Pasta with Three Peas, Asparagus and Shiitake

If you're starting to feel a little over-indulged on party foods and sweets, here's a wonderful heavy-on-the-veggies dish that you could proudly bring to any holiday party.  

 Pasta with Three Peas, Asparagus and Shiitake

1 bunch asparagus
1 cup snow peas
1 cup sugar snap peas
1 cup fresh or frozen peas
2 cups dried bow tie pasta or any gluten-free pasta*
3 T chopped shallot
3 cups sliced shiitake
2 green onions split lengthwise and thinly sliced
4 T blue cheese (optional)*
4 T roasted pine nuts
1 t dried marjoram or 3 T chopped fresh
3 T butter (organic grass-fed for increased omega-3s)
olive oil
sea salt and black pepper

Bring a small pot of water to boil and blanch all 3 types of peas until just barely tender.

Put cut asparagus spears into roasting pan with olive oil and salt and roast until just barely cooked. Saute sliced shitakes and shallots in 3 T butter. Cook pasta until al dente. Toss all ingredients in bowl, season with generous sea salt, fresh ground pepper and drench in olive oil. Top with blue cheese and pine nuts.

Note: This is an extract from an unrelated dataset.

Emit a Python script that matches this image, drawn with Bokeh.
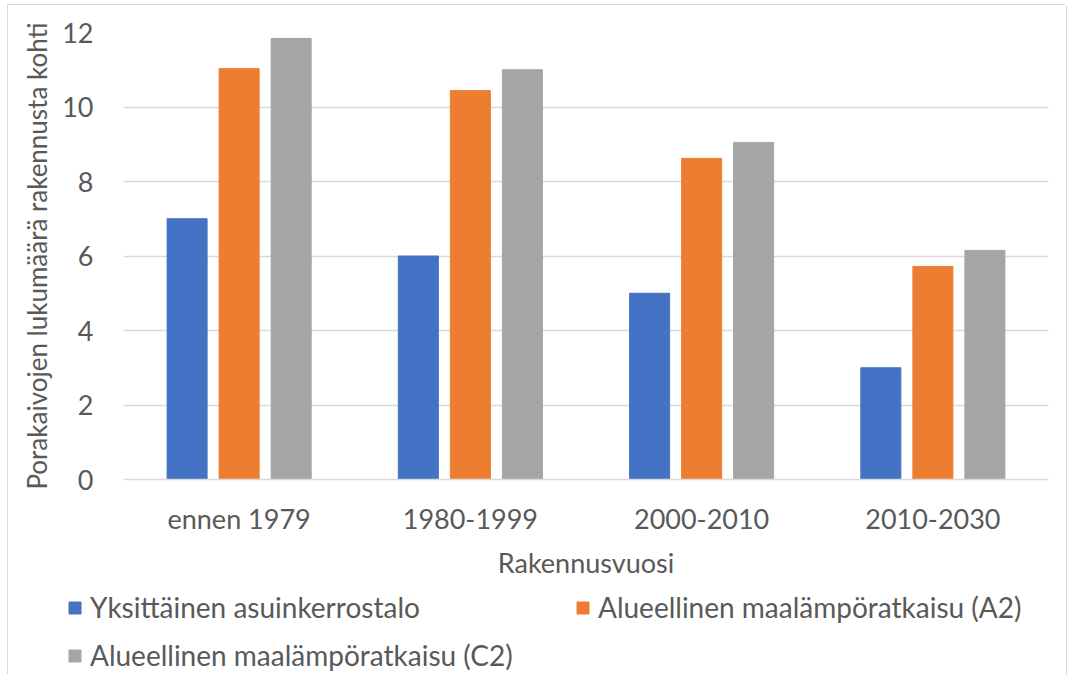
from bokeh.plotting import figure
from bokeh.layouts import column
from bokeh.models import ColumnDataSource, FactorRange, FixedTicker, Legend, LegendItem
from bokeh.transform import dodge
from bokeh.embed import file_html
from bokeh.resources import INLINE

categories = ["ennen 1979", "1980-1999", "2000-2010", "2010-2030"]
yksittainen = [7.0, 6.0, 5.0, 3.0]
alue_a2 = [11.03, 10.44, 8.62, 5.72]
alue_c2 = [11.84, 11.0, 9.05, 6.15]
series_names = ["Yksittäinen asuinkerrostalo",
                "Alueellinen maalämpöratkaisu (A2)",
                "Alueellinen maalämpöratkaisu (C2)"]
colors = ["#4472C4", "#ED7D31", "#A5A5A5"]
y_ticks = [0, 2, 4, 6, 8, 10, 12]

FONT = "Lato"
TXT = "#595959"

src = ColumnDataSource(dict(cat=categories, a=yksittainen, b=alue_a2, c=alue_c2))
cols = ["a", "b", "c"]
offsets = [-0.225, 0.0, 0.225]

p = figure(x_range=FactorRange(*categories), y_range=(0, 12),
           frame_width=925, frame_height=447,
           output_backend="svg", toolbar_location=None,
           min_border_left=115, min_border_right=18, min_border_top=27,
           min_border_bottom=101)
p.outline_line_color = None

for col, off, c in zip(cols, offsets, colors):
    p.vbar(x=dodge("cat", off, range=p.x_range), top=col, width=0.173,
           source=src, color=c)

p.xgrid.grid_line_color = None
p.ygrid.grid_line_color = "#d9d9d9"
p.ygrid.grid_line_width = 1.3
p.yaxis.ticker = FixedTicker(ticks=y_ticks)

for ax in (p.xaxis[0], p.yaxis[0]):
    ax.major_tick_line_color = None
    ax.minor_tick_line_color = None
    ax.major_tick_out = 0
    ax.major_tick_in = 0
    ax.minor_tick_out = 0
    ax.major_label_text_font = FONT
    ax.major_label_text_font_size = "27px"
    ax.major_label_text_color = TXT
    ax.axis_label_text_font = FONT
    ax.axis_label_text_font_style = "normal"
    ax.axis_label_text_color = TXT

p.yaxis.axis_label_text_font_size = "26px"
p.xaxis.axis_label_text_font_size = "27px"
p.yaxis.axis_line_color = None
p.xaxis.axis_line_color = "#d9d9d9"
p.xaxis.axis_line_width = 1.3
p.yaxis.axis_label = "Porakaivojen lukumäärä rakennusta kohti"
p.xaxis.axis_label = "Rakennusvuosi"
p.yaxis.major_label_standoff = 30
p.yaxis.axis_label_standoff = 6
p.xaxis.major_label_standoff = 22
p.xaxis.axis_label_standoff = 8

# legend panel below the chart
pl = figure(width=1058, height=94, x_range=p.x_range, y_range=(0, 1),
            output_backend="svg", toolbar_location=None,
            min_border_left=0, min_border_right=0, min_border_top=0,
            min_border_bottom=0)
pl.frame_align = False
pl.xaxis.visible = False
pl.yaxis.visible = False
pl.grid.grid_line_color = None
pl.outline_line_color = None

lr = [pl.vbar(x=dodge("cat", off, range=pl.x_range), top=col, width=0.173,
              source=src, color=c, visible=False)
      for col, off, c in zip(cols, offsets, colors)]

locs = [(59, 51), (567, 51), (59, 3)]
for name, r, loc in zip(series_names, lr, locs):
    lg = Legend(items=[LegendItem(label=name, renderers=[r])], location=loc,
                orientation="horizontal")
    lg.glyph_width = 15
    lg.glyph_height = 15
    lg.label_height = 30
    lg.label_standoff = 8
    lg.padding = 0
    lg.margin = 0
    lg.border_line_color = None
    lg.background_fill_alpha = 0
    lg.inactive_fill_alpha = 0
    lg.click_policy = "none"
    lg.label_text_font = FONT
    lg.label_text_font_size = "28px"
    lg.label_text_color = TXT
    pl.add_layout(lg, "center")

layout = column(p, pl, spacing=0, margin=(5, 0, 0, 8))
layout.styles = {"box-shadow": "-1px -1px 0 0 #d9d9d9, 1px 0 0 0 #d9d9d9"}

open("out.html", "w").write(file_html(layout, INLINE))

*If you're on an anti-inflammation diet, make sure you use gluten-free pasta and switch the cheese out to any goat or sheep's milk cheese.  A feta would taste good and be easy to grab at your local market. However, if your local farmer's market is still going on and you have access to artisan cheeses, try a great local goat cheese.